JOB
Copy the data precisely, character for character, and leave out every picture.

*** SOURCE MATERIAL

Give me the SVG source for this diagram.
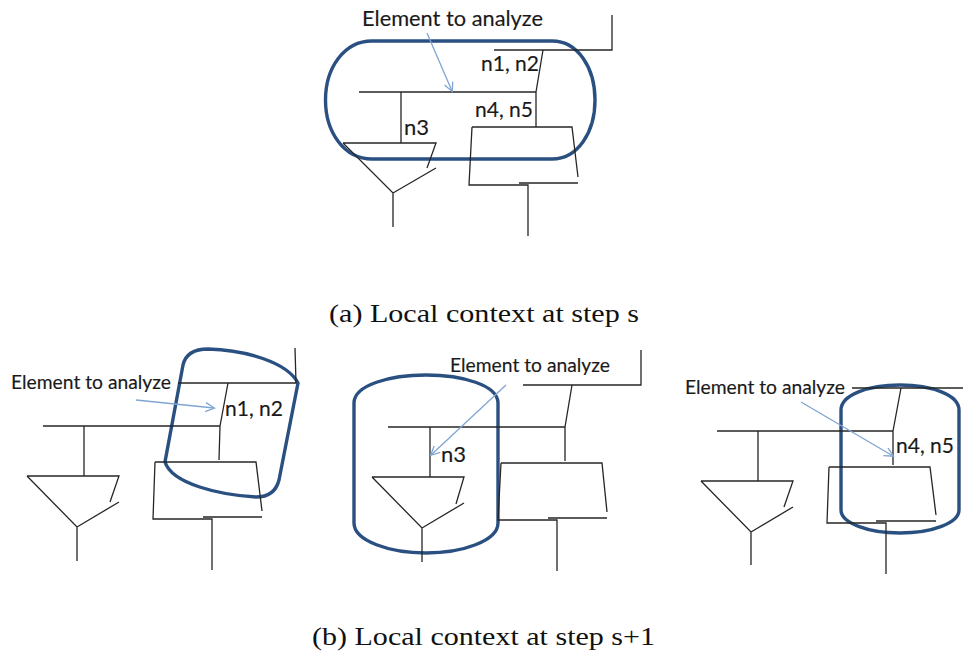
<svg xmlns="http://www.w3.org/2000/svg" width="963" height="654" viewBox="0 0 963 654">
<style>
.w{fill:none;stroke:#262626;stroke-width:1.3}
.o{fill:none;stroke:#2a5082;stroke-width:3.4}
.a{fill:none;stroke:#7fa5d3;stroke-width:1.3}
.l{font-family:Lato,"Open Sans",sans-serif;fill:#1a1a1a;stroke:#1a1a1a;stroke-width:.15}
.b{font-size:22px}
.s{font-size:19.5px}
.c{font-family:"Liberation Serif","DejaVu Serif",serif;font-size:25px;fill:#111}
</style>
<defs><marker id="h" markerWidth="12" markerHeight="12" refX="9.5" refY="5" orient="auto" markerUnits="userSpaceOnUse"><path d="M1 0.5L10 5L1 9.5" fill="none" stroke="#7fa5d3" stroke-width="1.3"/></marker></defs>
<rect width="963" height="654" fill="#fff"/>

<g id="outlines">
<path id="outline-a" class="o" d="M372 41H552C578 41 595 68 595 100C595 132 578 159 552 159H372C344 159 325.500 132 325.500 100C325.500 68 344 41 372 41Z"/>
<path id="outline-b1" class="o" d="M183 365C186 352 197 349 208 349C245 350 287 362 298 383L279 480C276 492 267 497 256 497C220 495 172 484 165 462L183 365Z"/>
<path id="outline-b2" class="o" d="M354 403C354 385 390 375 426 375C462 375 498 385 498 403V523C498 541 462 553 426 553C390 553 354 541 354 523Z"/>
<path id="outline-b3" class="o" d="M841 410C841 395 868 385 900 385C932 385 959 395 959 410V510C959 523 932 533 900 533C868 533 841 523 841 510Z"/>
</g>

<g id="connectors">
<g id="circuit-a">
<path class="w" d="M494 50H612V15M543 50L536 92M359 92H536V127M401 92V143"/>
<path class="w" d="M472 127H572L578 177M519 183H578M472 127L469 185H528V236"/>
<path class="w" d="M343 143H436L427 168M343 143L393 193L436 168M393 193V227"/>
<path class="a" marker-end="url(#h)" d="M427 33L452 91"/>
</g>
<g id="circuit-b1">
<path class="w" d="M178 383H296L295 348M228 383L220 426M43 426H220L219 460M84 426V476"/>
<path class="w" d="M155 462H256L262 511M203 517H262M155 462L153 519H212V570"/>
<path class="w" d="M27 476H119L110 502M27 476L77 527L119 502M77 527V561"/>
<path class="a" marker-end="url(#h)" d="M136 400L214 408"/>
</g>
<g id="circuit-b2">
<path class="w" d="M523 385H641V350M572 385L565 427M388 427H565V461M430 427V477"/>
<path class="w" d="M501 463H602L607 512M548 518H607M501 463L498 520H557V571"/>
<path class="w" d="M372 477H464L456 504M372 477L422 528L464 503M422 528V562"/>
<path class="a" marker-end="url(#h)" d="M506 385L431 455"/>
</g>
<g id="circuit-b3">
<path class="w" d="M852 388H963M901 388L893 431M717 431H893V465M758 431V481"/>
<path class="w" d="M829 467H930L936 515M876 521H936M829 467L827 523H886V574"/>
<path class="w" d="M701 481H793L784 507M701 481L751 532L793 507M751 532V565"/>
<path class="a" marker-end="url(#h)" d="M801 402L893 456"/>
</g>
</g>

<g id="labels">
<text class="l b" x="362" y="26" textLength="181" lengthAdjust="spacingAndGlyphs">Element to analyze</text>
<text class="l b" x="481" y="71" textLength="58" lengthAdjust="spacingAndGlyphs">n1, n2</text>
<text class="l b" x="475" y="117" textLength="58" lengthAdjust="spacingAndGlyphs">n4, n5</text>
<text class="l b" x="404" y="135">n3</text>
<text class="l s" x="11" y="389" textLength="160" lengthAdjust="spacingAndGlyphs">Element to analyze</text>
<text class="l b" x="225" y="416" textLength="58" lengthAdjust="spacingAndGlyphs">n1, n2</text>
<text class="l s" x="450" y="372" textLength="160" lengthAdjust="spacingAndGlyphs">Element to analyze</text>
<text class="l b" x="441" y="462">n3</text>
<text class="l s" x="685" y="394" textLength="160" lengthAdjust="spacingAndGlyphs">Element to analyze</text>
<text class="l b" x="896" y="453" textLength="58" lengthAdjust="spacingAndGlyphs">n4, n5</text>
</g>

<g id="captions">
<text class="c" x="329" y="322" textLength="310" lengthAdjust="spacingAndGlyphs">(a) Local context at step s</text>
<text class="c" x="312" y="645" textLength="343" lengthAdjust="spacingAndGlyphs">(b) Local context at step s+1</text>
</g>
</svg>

******

EXERCISE ANSWER
Give me the SVG source for this diagram.
<svg xmlns="http://www.w3.org/2000/svg" width="963" height="654" viewBox="0 0 963 654">
<style>
.w{fill:none;stroke:#262626;stroke-width:1.3}
.o{fill:none;stroke:#2a5082;stroke-width:3.4}
.a{fill:none;stroke:#7fa5d3;stroke-width:1.3}
.l{font-family:Lato,"Open Sans",sans-serif;fill:#1a1a1a;stroke:#1a1a1a;stroke-width:.15}
.b{font-size:22px}
.s{font-size:19.5px}
.c{font-family:"Liberation Serif","DejaVu Serif",serif;font-size:25px;fill:#111}
</style>
<defs><marker id="h" markerWidth="12" markerHeight="12" refX="9.5" refY="5" orient="auto" markerUnits="userSpaceOnUse"><path d="M1 0.5L10 5L1 9.5" fill="none" stroke="#7fa5d3" stroke-width="1.3"/></marker></defs>
<rect width="963" height="654" fill="#fff"/>

<g id="outlines">
<path id="outline-a" class="o" d="M372 41H552C578 41 595 68 595 100C595 132 578 159 552 159H372C344 159 325.500 132 325.500 100C325.500 68 344 41 372 41Z"/>
<path id="outline-b1" class="o" d="M183 365C186 352 197 349 208 349C245 350 287 362 298 383L279 480C276 492 267 497 256 497C220 495 172 484 165 462L183 365Z"/>
<path id="outline-b2" class="o" d="M354 403C354 385 390 375 426 375C462 375 498 385 498 403V523C498 541 462 553 426 553C390 553 354 541 354 523Z"/>
<path id="outline-b3" class="o" d="M841 410C841 395 868 385 900 385C932 385 959 395 959 410V510C959 523 932 533 900 533C868 533 841 523 841 510Z"/>
</g>

<g id="connectors">
<g id="circuit-a">
<path class="w" d="M494 50H612V15M543 50L536 92M359 92H536V127M401 92V143"/>
<path class="w" d="M472 127H572L578 177M519 183H578M472 127L469 185H528V236"/>
<path class="w" d="M343 143H436L427 168M343 143L393 193L436 168M393 193V227"/>
<path class="a" marker-end="url(#h)" d="M427 33L452 91"/>
</g>
<g id="circuit-b1">
<path class="w" d="M178 383H296L295 348M228 383L220 426M43 426H220L219 460M84 426V476"/>
<path class="w" d="M155 462H256L262 511M203 517H262M155 462L153 519H212V570"/>
<path class="w" d="M27 476H119L110 502M27 476L77 527L119 502M77 527V561"/>
<path class="a" marker-end="url(#h)" d="M136 400L214 408"/>
</g>
<g id="circuit-b2">
<path class="w" d="M523 385H641V350M572 385L565 427M388 427H565V461M430 427V477"/>
<path class="w" d="M501 463H602L607 512M548 518H607M501 463L498 520H557V571"/>
<path class="w" d="M372 477H464L456 504M372 477L422 528L464 503M422 528V562"/>
<path class="a" marker-end="url(#h)" d="M506 385L431 455"/>
</g>
<g id="circuit-b3">
<path class="w" d="M852 388H963M901 388L893 431M717 431H893V465M758 431V481"/>
<path class="w" d="M829 467H930L936 515M876 521H936M829 467L827 523H886V574"/>
<path class="w" d="M701 481H793L784 507M701 481L751 532L793 507M751 532V565"/>
<path class="a" marker-end="url(#h)" d="M801 402L893 456"/>
</g>
</g>

<g id="labels">
<text class="l b" x="362" y="26" textLength="181" lengthAdjust="spacingAndGlyphs">Element to analyze</text>
<text class="l b" x="481" y="71" textLength="58" lengthAdjust="spacingAndGlyphs">n1, n2</text>
<text class="l b" x="475" y="117" textLength="58" lengthAdjust="spacingAndGlyphs">n4, n5</text>
<text class="l b" x="404" y="135">n3</text>
<text class="l s" x="11" y="389" textLength="160" lengthAdjust="spacingAndGlyphs">Element to analyze</text>
<text class="l b" x="225" y="416" textLength="58" lengthAdjust="spacingAndGlyphs">n1, n2</text>
<text class="l s" x="450" y="372" textLength="160" lengthAdjust="spacingAndGlyphs">Element to analyze</text>
<text class="l b" x="441" y="462">n3</text>
<text class="l s" x="685" y="394" textLength="160" lengthAdjust="spacingAndGlyphs">Element to analyze</text>
<text class="l b" x="896" y="453" textLength="58" lengthAdjust="spacingAndGlyphs">n4, n5</text>
</g>

<g id="captions">
<text class="c" x="329" y="322" textLength="310" lengthAdjust="spacingAndGlyphs">(a) Local context at step s</text>
<text class="c" x="312" y="645" textLength="343" lengthAdjust="spacingAndGlyphs">(b) Local context at step s+1</text>
</g>
</svg>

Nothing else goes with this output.